What counts as an incident
Three categories, with different response classes.
P0 — customer data loss or exposure
- Customer data is exposed to a party that should not have it.
- Customer data is irrecoverably lost.
- The audit trail's integrity is compromised in a way that cannot be silently corrected.
Examples: a database leak, a backup that turned out unrecoverable during a real restore, an audit-log row found to have been silently edited.
P1 — ingest or alarm path down
- Ingest endpoint returning 5xx for > 5 minutes.
- Alarm dispatch paths (Telegram, email) failing for > 5 minutes.
- Dashboard down for > 15 minutes.
Examples: Postgres unreachable, Postmark account suspended, Hetzner DC network partition.
P2 — degraded but functional
- Slow ingest (p99 latency > 2 s).
- Slow report rendering (> 2 min for a monthly).
- Single device's ingest token mis-issued; one customer affected.
Response timelines
| Class | Acknowledgement | Status update cadence | Resolution target |
|---|---|---|---|
| P0 | 30 minutes | Hourly | Best effort, with full disclosure post-resolution |
| P1 | 30 minutes | Every 60 minutes | 8 business hours |
| P2 | 4 business hours | Once per business day | 5 business days |
Acknowledgement: we publicly confirm we know about it (status page
- email to affected customers).
Status update cadence: even when there is "no new news", we post "still investigating" at the cadence above.

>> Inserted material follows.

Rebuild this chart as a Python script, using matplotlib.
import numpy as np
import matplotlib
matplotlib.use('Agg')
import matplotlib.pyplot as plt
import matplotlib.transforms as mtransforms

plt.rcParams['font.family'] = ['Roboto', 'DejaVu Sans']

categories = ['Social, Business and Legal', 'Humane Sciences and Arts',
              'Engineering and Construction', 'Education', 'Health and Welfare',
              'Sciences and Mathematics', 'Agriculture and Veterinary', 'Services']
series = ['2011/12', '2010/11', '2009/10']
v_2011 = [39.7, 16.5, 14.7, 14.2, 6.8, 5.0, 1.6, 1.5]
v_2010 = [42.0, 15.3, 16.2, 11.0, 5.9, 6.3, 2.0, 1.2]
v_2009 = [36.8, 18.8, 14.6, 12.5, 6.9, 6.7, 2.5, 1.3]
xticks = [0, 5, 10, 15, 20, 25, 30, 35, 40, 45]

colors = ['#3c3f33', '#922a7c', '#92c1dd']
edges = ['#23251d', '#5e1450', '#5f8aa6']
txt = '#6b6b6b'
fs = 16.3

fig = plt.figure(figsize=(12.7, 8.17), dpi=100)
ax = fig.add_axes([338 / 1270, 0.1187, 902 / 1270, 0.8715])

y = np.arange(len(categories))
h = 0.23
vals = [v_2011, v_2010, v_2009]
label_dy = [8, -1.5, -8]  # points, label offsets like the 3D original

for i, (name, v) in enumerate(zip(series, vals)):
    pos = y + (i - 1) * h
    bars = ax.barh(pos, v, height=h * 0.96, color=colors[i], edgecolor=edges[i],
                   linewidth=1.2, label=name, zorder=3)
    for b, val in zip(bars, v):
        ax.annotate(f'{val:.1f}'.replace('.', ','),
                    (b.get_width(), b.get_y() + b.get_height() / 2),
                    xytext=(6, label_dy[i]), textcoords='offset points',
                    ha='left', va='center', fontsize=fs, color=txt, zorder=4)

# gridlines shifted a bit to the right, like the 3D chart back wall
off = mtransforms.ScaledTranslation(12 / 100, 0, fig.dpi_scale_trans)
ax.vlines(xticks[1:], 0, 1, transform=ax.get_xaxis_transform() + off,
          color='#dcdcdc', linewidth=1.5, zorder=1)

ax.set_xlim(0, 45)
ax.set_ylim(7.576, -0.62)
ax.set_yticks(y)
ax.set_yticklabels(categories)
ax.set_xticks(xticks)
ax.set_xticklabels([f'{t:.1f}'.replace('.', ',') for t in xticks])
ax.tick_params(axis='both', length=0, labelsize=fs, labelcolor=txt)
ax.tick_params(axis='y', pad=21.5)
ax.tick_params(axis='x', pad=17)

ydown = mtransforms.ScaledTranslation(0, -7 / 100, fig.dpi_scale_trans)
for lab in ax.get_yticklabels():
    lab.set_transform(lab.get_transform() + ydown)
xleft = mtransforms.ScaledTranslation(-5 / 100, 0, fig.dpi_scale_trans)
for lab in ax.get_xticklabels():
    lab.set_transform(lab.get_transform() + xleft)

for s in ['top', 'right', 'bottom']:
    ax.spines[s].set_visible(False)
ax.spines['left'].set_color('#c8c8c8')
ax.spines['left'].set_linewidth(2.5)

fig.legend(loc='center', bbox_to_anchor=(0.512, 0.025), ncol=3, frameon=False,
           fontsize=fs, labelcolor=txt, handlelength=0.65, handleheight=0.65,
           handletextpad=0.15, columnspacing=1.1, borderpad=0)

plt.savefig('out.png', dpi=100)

Resolution: the incident is closed and a post-mortem is published.
Communication channels
- Status page (
opensense.murzin.digital/status) — the one-second health check; we post incident updates here first. - Affected-customer email — direct to operators on file, from
alerts@. Sent from infrastructure independent of the SaaS, so it survives outages of the main service. - Public post-mortem — within 7 business days of resolution,
for any P0 or any P1 lasting > 1 h. Posted at
/blog/postmortem/<date-slug>on the main site.
What we ask of customers
- Keep an up-to-date email on file. We will not phone you; we will email.
- Optionally, opt in to Telegram for incident notices. The Telegram path is faster than email for the operator's situational awareness.
- Be patient at the start. The first 30 minutes are mostly diagnosis. We will not invent a story to fill the silence.
What we will not do during an incident
- Delete or edit historical data to fix the problem. Audit-log integrity is a hard rule.
- Blame customers. If our ingest rejected a payload because the customer's payload was wrong, we will say "the ingest rejected this payload because X" — that is a fact, not blame. We will not fabricate fault.
- Mark "resolved" before it is. We would rather have a long open incident than a closed one that recurs.
Pre-incident hygiene
We do the boring things because they pay off in the incident:
- Postgres dumps hourly. Tested restore monthly (target — see architecture; we acknowledge the gap).
- All deployments roll back with a single command.
- Schema migrations are reviewed by a second pair of eyes (today, the founder reviews their own work, which is suboptimal; this is one of the reasons we are hiring a second engineer in 2027).
- Audit-log heads are published daily; even a P0 cannot silently rewrite history without that being externally visible.
Past incidents
(Nothing yet to disclose. This section will accumulate. We will not pretend we never have an incident; we will name them when they occur.)